The Future of Fiber Optic Communication
There is no question that fiber optic communication is our future. Fiber optic communication industry has been enjoying amazing growth for over 15 years. These are driven by both technology advance and market demand. There are some obvious trends in the development of new technology and market. Let’s examine some of the most important ones here.
All-optical network has been a top topic in fiber optic communication industry for over a decade now. Its ultimate goal is to process all signals in the optical domain without any conversion and controlling to electrical domain at all.
At least for now, most signal routing, processing and switching happens in the electrical domain. Optical signals have to be converted to electrical signal first, and then the electrical signals are processed, routed and switched to their final destination.
After the processing, routing and switching, the electrical signals are then converted back to optical signals which are then transmitted over long distances. This process is called the O-E-O process.
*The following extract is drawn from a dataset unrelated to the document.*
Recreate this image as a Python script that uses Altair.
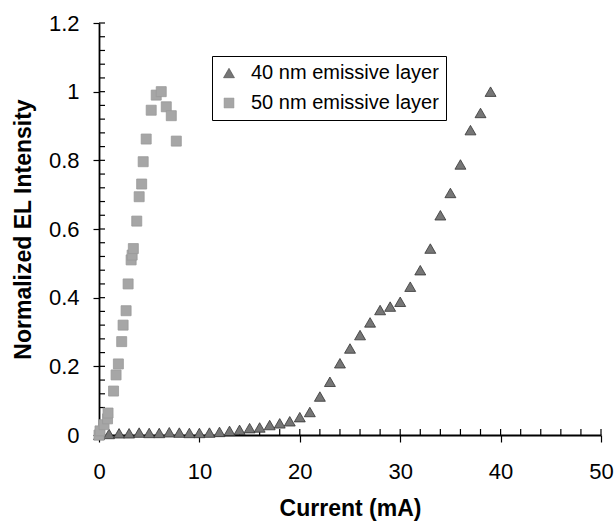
import altair as alt
import pandas as pd

series_names = ["40 nm emissive layer", "50 nm emissive layer"]

x40 = [0, 1, 2, 3, 4, 5, 6, 7, 8, 9, 10, 11, 12, 13, 14, 15, 16, 17, 18, 19,
       20, 21, 22, 23, 24, 25, 26, 27, 28, 29, 30, 31, 32, 33, 34, 35, 36, 37, 38, 39]
y40 = [0.0, 0.003, 0.005, 0.005, 0.007, 0.006, 0.006, 0.008, 0.007, 0.006,
       0.006, 0.007, 0.009, 0.012, 0.015, 0.02, 0.022, 0.029, 0.034, 0.04,
       0.052, 0.067, 0.112, 0.155, 0.209, 0.252, 0.291, 0.328, 0.364, 0.374,
       0.388, 0.432, 0.48, 0.543, 0.64, 0.705, 0.788, 0.888, 0.938, 1.0]

x50 = [0.0, 0.1, 0.5, 0.85, 0.9, 1.45, 1.7, 1.93, 2.26, 2.4, 2.7, 2.9, 3.2, 3.3,
       3.42, 3.76, 4.0, 4.25, 4.4, 4.7, 5.2, 5.7, 6.2, 6.7, 7.2, 7.7]
y50 = [0.0, 0.012, 0.03, 0.047, 0.064, 0.128, 0.175, 0.207, 0.272, 0.32, 0.362,
       0.44, 0.51, 0.524, 0.543, 0.623, 0.694, 0.731, 0.796, 0.862, 0.946,
       0.99, 1.0, 0.956, 0.93, 0.856]

x_ticks = [0, 10, 20, 30, 40, 50]
x_minor = [0, 2, 4, 6, 8, 10, 12, 14, 16, 18, 20, 22, 24, 26, 28, 30, 32, 34,
           36, 38, 40, 42, 44, 46, 48, 50]
y_ticks = [0, 0.2, 0.4, 0.6, 0.8, 1, 1.2]
y_minor = [0, 0.04, 0.08, 0.12, 0.16, 0.2, 0.24, 0.28, 0.32, 0.36, 0.4, 0.44,
           0.48, 0.52, 0.56, 0.6, 0.64, 0.68, 0.72, 0.76, 0.8, 0.84, 0.88, 0.92,
           0.96, 1.0, 1.04, 1.08, 1.12, 1.16, 1.2]

df = pd.concat([
    pd.DataFrame({"current": x40, "intensity": y40, "series": series_names[0]}),
    pd.DataFrame({"current": x50, "intensity": y50, "series": series_names[1]}),
], ignore_index=True)
df_xminor = pd.DataFrame({"current": x_minor, "intensity": [0.0] * len(x_minor)})
df_yminor = pd.DataFrame({"intensity": y_minor, "current": [0.0] * len(y_minor)})

FONT = "Liberation Sans"
W, H = 502, 412
MINOR = 6  # minor tick length, pointing into the plot

xscale = alt.Scale(domain=[0, 50], nice=False, zero=False)
yscale = alt.Scale(domain=[0, 1.2], nice=False, zero=False)

x_axis = alt.Axis(values=x_ticks, title="Current (mA)", orient="bottom",
                  tickSize=7, labelPadding=19, titlePadding=15,
                  labelFontSize=22, titleFontSize=23, grid=False,
                  labelFlush=False)
y_axis = alt.Axis(values=y_ticks, title="Normalized EL Intensity",
                  orient="left", tickSize=6, labelPadding=14,
                  titlePadding=13, labelFontSize=22, titleFontSize=23,
                  format="~g", grid=False, labelFlush=False)

points = alt.Chart(df).mark_point(filled=True, opacity=1, strokeWidth=0.8).encode(
    x=alt.X("current:Q", scale=xscale, axis=x_axis),
    y=alt.Y("intensity:Q", scale=yscale, axis=y_axis),
    shape=alt.Shape("series:N",
                    scale=alt.Scale(domain=series_names, range=["triangle-up", "square"]),
                    legend=alt.Legend(title=None)),
    color=alt.Color("series:N",
                    scale=alt.Scale(domain=series_names, range=["#767676", "#a6a6a6"]),
                    legend=alt.Legend(title=None)),
    stroke=alt.Stroke("series:N",
                      scale=alt.Scale(domain=series_names, range=["#333333", "#999999"]),
                      legend=None),
    size=alt.Size("series:N",
                  scale=alt.Scale(domain=series_names, range=[120, 100]),
                  legend=None),
)

xminor = alt.Chart(df_xminor).mark_rule(
    color="black", strokeWidth=1.2
).encode(
    x=alt.X("current:Q", scale=xscale, axis=x_axis),
    y=alt.Y("intensity:Q", scale=yscale, axis=y_axis),
    y2=alt.value(H - MINOR),
)
yminor = alt.Chart(df_yminor).mark_rule(
    color="black", strokeWidth=1.2
).encode(
    y=alt.Y("intensity:Q", scale=yscale, axis=y_axis),
    x=alt.X("current:Q", scale=xscale, axis=x_axis),
    x2=alt.value(MINOR),
)

chart = alt.layer(xminor, yminor, points).properties(
    width=W, height=H,
    autosize=alt.AutoSizeParams(type="none"),
    padding={"left": 99, "top": 23, "right": 15, "bottom": 87},
    background="white",
).configure_view(
    stroke=None
).configure_axis(
    domainColor="black", domainWidth=1.8, tickColor="black", tickWidth=1.2,
    labelColor="black", titleColor="black", labelFont=FONT, titleFont=FONT,
    titleFontWeight="bold",
).configure_legend(
    orient="none", legendX=113, legendY=33, padding=7,
    strokeColor="black", fillColor="white", labelFont=FONT, labelFontSize=20,
    labelColor="black", symbolSize=60, rowPadding=10, labelOffset=12,
    symbolStrokeWidth=0.5, cornerRadius=0, labelLimit=0,
)

chart.save("out.html", embed_options={"renderer": "svg", "actions": False})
But this O-E-O process severely limits the speed of the network. Why? Since optical signals can process data much faster then today’s electronics. The O-E-O process has been a bottleneck preventing us from achieving even higher data rates.
This bottleneck creates a tremendous interest in all-optical networks where no electronics are needed for signal processing, routing and switching. Another big benefit of all-optical network is that since all signal processing, routing and switching happens in optical domain, there is no need to replace the electronics when data rates increase. For example, current fiber optic transmitters and receivers can handle only one single data rate, thus, they must be replaced when the data rate increases. This won’t be necessary in a all-optical network.
However, many obstacles still lie in our way to make all-optical network a reality. Some functions such as reading headers on the optical signals, switching the optical signal on the fly based on the header content and real-time wavelength switching are just a few of the serious challenges that need to be solved before we can have a true all-optical network.
DWDM opens the door to multi-terabit transmission. The interest in developing multi-terabit networks is driven by the increasing availability of more bandwidth in fiber optic networks.
One terabit network was achieved by using 10Gb/s data rate combined with 100 DWDM channels.
Four terabit network can be achieved by combing 40Gb/s data rate with 100 DWDM channels too. Researchers move their target to even higher bandwidth with 100Gb/s systems. (Which is not a reality yet, at least for now)
But this kind of speed is very expensive to make and can only be justified on long-haul systems. But with the cost reduction on fiber optic components, devices and systems, more bandwidth is not far from us.
There are some other major trends in the fiber optic industry too. The most important ones include expansion into mass markets (FTTH, FTTB, FTTC, etc), miniaturization, new technology development, cost reductions and even more.